THE EXERCISE: Without the images, output each record below as it stands.

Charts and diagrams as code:
:::
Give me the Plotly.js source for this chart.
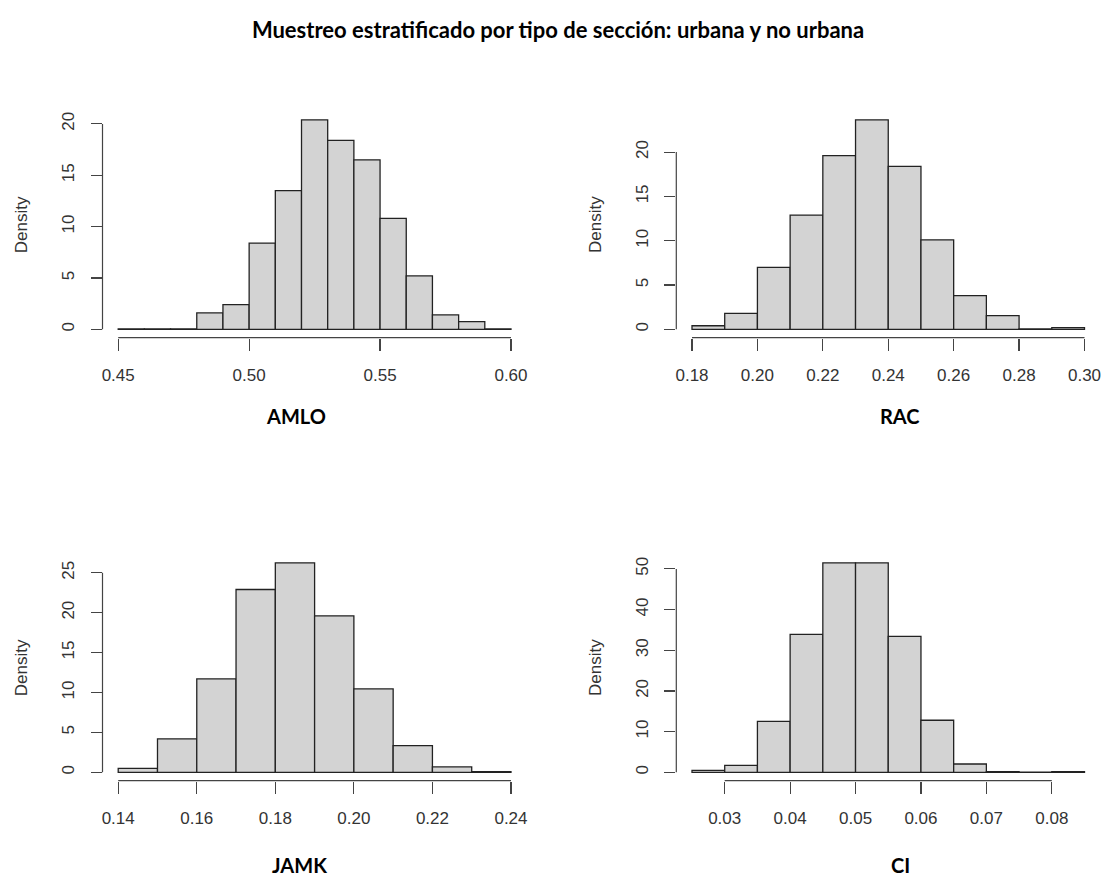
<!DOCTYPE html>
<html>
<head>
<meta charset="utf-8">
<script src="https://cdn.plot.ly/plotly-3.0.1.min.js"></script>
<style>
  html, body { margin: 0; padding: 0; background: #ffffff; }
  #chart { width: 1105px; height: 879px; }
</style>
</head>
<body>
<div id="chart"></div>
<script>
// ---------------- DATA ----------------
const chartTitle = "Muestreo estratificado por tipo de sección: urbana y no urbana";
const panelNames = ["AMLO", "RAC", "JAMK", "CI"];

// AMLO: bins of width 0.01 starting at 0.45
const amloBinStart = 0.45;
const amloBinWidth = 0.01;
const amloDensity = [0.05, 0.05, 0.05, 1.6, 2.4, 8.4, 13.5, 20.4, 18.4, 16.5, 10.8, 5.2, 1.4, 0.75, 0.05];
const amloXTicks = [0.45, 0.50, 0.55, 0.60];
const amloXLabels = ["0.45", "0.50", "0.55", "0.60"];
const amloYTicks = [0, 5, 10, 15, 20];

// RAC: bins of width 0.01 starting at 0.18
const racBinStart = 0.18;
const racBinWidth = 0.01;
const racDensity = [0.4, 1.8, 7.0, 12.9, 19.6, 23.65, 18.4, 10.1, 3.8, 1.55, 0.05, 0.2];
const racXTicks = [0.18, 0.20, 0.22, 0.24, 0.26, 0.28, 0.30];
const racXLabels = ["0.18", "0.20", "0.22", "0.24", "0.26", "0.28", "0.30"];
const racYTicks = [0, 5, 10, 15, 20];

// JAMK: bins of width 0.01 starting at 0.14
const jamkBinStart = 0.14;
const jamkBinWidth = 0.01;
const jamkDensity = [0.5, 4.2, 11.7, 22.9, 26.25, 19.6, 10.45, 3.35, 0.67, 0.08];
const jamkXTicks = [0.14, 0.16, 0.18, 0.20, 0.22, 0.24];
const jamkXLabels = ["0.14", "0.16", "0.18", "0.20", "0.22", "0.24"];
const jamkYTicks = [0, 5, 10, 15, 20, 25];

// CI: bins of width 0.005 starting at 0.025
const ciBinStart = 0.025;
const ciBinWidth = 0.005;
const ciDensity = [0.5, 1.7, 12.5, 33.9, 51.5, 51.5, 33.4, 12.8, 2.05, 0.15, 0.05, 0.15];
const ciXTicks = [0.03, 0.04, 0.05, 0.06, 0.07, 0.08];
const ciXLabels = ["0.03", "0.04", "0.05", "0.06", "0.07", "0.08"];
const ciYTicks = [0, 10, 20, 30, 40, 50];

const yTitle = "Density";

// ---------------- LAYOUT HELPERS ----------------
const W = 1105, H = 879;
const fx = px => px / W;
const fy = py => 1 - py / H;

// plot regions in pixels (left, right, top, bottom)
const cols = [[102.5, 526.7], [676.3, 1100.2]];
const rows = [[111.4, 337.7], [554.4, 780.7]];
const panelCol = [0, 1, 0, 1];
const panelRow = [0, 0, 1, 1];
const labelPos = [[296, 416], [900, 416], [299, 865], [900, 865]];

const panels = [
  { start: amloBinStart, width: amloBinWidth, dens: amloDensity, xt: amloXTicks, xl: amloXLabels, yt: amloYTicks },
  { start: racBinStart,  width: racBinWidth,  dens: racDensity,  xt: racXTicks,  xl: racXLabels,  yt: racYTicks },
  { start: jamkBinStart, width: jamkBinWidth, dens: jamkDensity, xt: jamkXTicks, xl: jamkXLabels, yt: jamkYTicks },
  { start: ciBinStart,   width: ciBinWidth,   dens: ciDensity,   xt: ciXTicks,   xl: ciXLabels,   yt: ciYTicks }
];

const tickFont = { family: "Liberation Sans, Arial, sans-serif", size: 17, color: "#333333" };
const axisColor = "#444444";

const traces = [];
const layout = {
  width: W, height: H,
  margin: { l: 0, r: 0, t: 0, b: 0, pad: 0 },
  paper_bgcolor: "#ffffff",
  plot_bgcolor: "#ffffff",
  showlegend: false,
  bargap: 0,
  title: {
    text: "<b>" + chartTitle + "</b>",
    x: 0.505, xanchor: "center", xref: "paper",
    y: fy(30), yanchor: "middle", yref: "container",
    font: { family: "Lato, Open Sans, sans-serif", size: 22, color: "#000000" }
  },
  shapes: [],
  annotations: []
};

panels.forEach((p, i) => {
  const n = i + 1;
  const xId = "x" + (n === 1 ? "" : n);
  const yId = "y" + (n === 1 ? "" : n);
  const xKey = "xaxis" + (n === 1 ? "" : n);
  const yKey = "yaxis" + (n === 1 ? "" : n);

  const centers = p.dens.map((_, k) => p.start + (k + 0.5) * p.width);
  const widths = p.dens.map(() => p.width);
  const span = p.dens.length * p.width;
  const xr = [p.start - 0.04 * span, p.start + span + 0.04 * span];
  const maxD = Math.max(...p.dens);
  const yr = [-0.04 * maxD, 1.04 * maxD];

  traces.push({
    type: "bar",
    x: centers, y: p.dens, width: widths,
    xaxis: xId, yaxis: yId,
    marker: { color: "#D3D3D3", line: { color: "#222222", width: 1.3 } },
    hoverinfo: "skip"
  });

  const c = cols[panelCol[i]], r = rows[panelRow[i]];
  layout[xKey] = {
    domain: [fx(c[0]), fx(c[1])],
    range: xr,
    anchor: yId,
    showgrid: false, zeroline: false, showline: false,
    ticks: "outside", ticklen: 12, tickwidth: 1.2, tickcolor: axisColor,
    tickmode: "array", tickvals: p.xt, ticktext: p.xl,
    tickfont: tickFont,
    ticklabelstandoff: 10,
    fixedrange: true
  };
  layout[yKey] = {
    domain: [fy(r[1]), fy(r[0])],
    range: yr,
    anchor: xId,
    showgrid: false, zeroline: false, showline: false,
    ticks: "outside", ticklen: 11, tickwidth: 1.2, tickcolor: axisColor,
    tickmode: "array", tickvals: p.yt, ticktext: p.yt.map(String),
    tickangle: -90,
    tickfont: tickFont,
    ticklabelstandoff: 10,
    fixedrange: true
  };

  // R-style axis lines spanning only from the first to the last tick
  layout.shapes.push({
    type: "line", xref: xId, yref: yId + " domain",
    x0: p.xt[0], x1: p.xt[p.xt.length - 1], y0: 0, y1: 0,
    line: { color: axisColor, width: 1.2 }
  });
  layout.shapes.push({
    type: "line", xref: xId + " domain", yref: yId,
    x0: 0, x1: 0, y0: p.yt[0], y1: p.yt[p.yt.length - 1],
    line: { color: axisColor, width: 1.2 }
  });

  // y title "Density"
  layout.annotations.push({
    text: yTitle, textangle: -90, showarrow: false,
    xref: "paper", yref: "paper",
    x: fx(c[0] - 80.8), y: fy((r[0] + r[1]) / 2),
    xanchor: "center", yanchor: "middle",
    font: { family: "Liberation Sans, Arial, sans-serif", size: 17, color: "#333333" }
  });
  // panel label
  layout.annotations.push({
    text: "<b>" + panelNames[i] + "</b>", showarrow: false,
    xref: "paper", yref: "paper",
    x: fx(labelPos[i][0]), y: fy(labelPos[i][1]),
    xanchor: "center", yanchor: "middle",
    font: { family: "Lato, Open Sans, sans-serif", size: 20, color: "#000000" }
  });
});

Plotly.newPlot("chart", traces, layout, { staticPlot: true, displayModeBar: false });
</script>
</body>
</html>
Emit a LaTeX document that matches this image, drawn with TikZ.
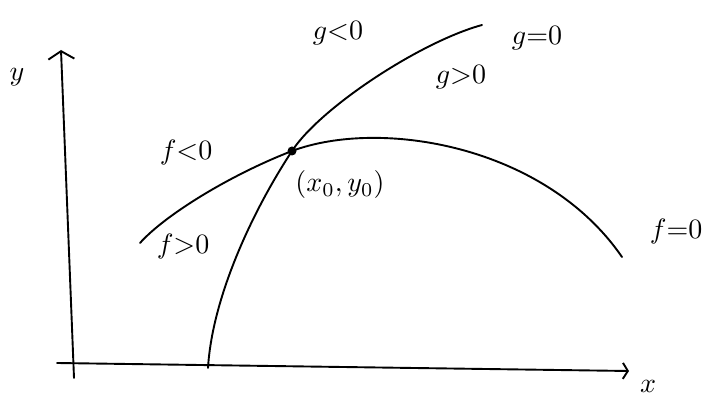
:::
EXERCISE OUTPUT:
Give me the Plotly.js source for this chart.
<!DOCTYPE html>
<html>
<head>
<meta charset="utf-8">
<script src="https://cdn.plot.ly/plotly-3.0.1.min.js"></script>
<style>
  html, body { margin: 0; padding: 0; background: #ffffff; }
  #chart { width: 1105px; height: 879px; }
</style>
</head>
<body>
<div id="chart"></div>
<script>
// ---------------- DATA ----------------
const chartTitle = "Muestreo estratificado por tipo de sección: urbana y no urbana";
const panelNames = ["AMLO", "RAC", "JAMK", "CI"];

// AMLO: bins of width 0.01 starting at 0.45
const amloBinStart = 0.45;
const amloBinWidth = 0.01;
const amloDensity = [0.05, 0.05, 0.05, 1.6, 2.4, 8.4, 13.5, 20.4, 18.4, 16.5, 10.8, 5.2, 1.4, 0.75, 0.05];
const amloXTicks = [0.45, 0.50, 0.55, 0.60];
const amloXLabels = ["0.45", "0.50", "0.55", "0.60"];
const amloYTicks = [0, 5, 10, 15, 20];

// RAC: bins of width 0.01 starting at 0.18
const racBinStart = 0.18;
const racBinWidth = 0.01;
const racDensity = [0.4, 1.8, 7.0, 12.9, 19.6, 23.65, 18.4, 10.1, 3.8, 1.55, 0.05, 0.2];
const racXTicks = [0.18, 0.20, 0.22, 0.24, 0.26, 0.28, 0.30];
const racXLabels = ["0.18", "0.20", "0.22", "0.24", "0.26", "0.28", "0.30"];
const racYTicks = [0, 5, 10, 15, 20];

// JAMK: bins of width 0.01 starting at 0.14
const jamkBinStart = 0.14;
const jamkBinWidth = 0.01;
const jamkDensity = [0.5, 4.2, 11.7, 22.9, 26.25, 19.6, 10.45, 3.35, 0.67, 0.08];
const jamkXTicks = [0.14, 0.16, 0.18, 0.20, 0.22, 0.24];
const jamkXLabels = ["0.14", "0.16", "0.18", "0.20", "0.22", "0.24"];
const jamkYTicks = [0, 5, 10, 15, 20, 25];

// CI: bins of width 0.005 starting at 0.025
const ciBinStart = 0.025;
const ciBinWidth = 0.005;
const ciDensity = [0.5, 1.7, 12.5, 33.9, 51.5, 51.5, 33.4, 12.8, 2.05, 0.15, 0.05, 0.15];
const ciXTicks = [0.03, 0.04, 0.05, 0.06, 0.07, 0.08];
const ciXLabels = ["0.03", "0.04", "0.05", "0.06", "0.07", "0.08"];
const ciYTicks = [0, 10, 20, 30, 40, 50];

const yTitle = "Density";

// ---------------- LAYOUT HELPERS ----------------
const W = 1105, H = 879;
const fx = px => px / W;
const fy = py => 1 - py / H;

// plot regions in pixels (left, right, top, bottom)
const cols = [[102.5, 526.7], [676.3, 1100.2]];
const rows = [[111.4, 337.7], [554.4, 780.7]];
const panelCol = [0, 1, 0, 1];
const panelRow = [0, 0, 1, 1];
const labelPos = [[296, 416], [900, 416], [299, 865], [900, 865]];

const panels = [
  { start: amloBinStart, width: amloBinWidth, dens: amloDensity, xt: amloXTicks, xl: amloXLabels, yt: amloYTicks },
  { start: racBinStart,  width: racBinWidth,  dens: racDensity,  xt: racXTicks,  xl: racXLabels,  yt: racYTicks },
  { start: jamkBinStart, width: jamkBinWidth, dens: jamkDensity, xt: jamkXTicks, xl: jamkXLabels, yt: jamkYTicks },
  { start: ciBinStart,   width: ciBinWidth,   dens: ciDensity,   xt: ciXTicks,   xl: ciXLabels,   yt: ciYTicks }
];

const tickFont = { family: "Liberation Sans, Arial, sans-serif", size: 17, color: "#333333" };
const axisColor = "#444444";

const traces = [];
const layout = {
  width: W, height: H,
  margin: { l: 0, r: 0, t: 0, b: 0, pad: 0 },
  paper_bgcolor: "#ffffff",
  plot_bgcolor: "#ffffff",
  showlegend: false,
  bargap: 0,
  title: {
    text: "<b>" + chartTitle + "</b>",
    x: 0.505, xanchor: "center", xref: "paper",
    y: fy(30), yanchor: "middle", yref: "container",
    font: { family: "Lato, Open Sans, sans-serif", size: 22, color: "#000000" }
  },
  shapes: [],
  annotations: []
};

panels.forEach((p, i) => {
  const n = i + 1;
  const xId = "x" + (n === 1 ? "" : n);
  const yId = "y" + (n === 1 ? "" : n);
  const xKey = "xaxis" + (n === 1 ? "" : n);
  const yKey = "yaxis" + (n === 1 ? "" : n);

  const centers = p.dens.map((_, k) => p.start + (k + 0.5) * p.width);
  const widths = p.dens.map(() => p.width);
  const span = p.dens.length * p.width;
  const xr = [p.start - 0.04 * span, p.start + span + 0.04 * span];
  const maxD = Math.max(...p.dens);
  const yr = [-0.04 * maxD, 1.04 * maxD];

  traces.push({
    type: "bar",
    x: centers, y: p.dens, width: widths,
    xaxis: xId, yaxis: yId,
    marker: { color: "#D3D3D3", line: { color: "#222222", width: 1.3 } },
    hoverinfo: "skip"
  });

  const c = cols[panelCol[i]], r = rows[panelRow[i]];
  layout[xKey] = {
    domain: [fx(c[0]), fx(c[1])],
    range: xr,
    anchor: yId,
    showgrid: false, zeroline: false, showline: false,
    ticks: "outside", ticklen: 12, tickwidth: 1.2, tickcolor: axisColor,
    tickmode: "array", tickvals: p.xt, ticktext: p.xl,
    tickfont: tickFont,
    ticklabelstandoff: 10,
    fixedrange: true
  };
  layout[yKey] = {
    domain: [fy(r[1]), fy(r[0])],
    range: yr,
    anchor: xId,
    showgrid: false, zeroline: false, showline: false,
    ticks: "outside", ticklen: 11, tickwidth: 1.2, tickcolor: axisColor,
    tickmode: "array", tickvals: p.yt, ticktext: p.yt.map(String),
    tickangle: -90,
    tickfont: tickFont,
    ticklabelstandoff: 10,
    fixedrange: true
  };

  // R-style axis lines spanning only from the first to the last tick
  layout.shapes.push({
    type: "line", xref: xId, yref: yId + " domain",
    x0: p.xt[0], x1: p.xt[p.xt.length - 1], y0: 0, y1: 0,
    line: { color: axisColor, width: 1.2 }
  });
  layout.shapes.push({
    type: "line", xref: xId + " domain", yref: yId,
    x0: 0, x1: 0, y0: p.yt[0], y1: p.yt[p.yt.length - 1],
    line: { color: axisColor, width: 1.2 }
  });

  // y title "Density"
  layout.annotations.push({
    text: yTitle, textangle: -90, showarrow: false,
    xref: "paper", yref: "paper",
    x: fx(c[0] - 80.8), y: fy((r[0] + r[1]) / 2),
    xanchor: "center", yanchor: "middle",
    font: { family: "Liberation Sans, Arial, sans-serif", size: 17, color: "#333333" }
  });
  // panel label
  layout.annotations.push({
    text: "<b>" + panelNames[i] + "</b>", showarrow: false,
    xref: "paper", yref: "paper",
    x: fx(labelPos[i][0]), y: fy(labelPos[i][1]),
    xanchor: "center", yanchor: "middle",
    font: { family: "Lato, Open Sans, sans-serif", size: 20, color: "#000000" }
  });
});

Plotly.newPlot("chart", traces, layout, { staticPlot: true, displayModeBar: false });
</script>
</body>
</html>
Emit a LaTeX document that matches this image, drawn with TikZ.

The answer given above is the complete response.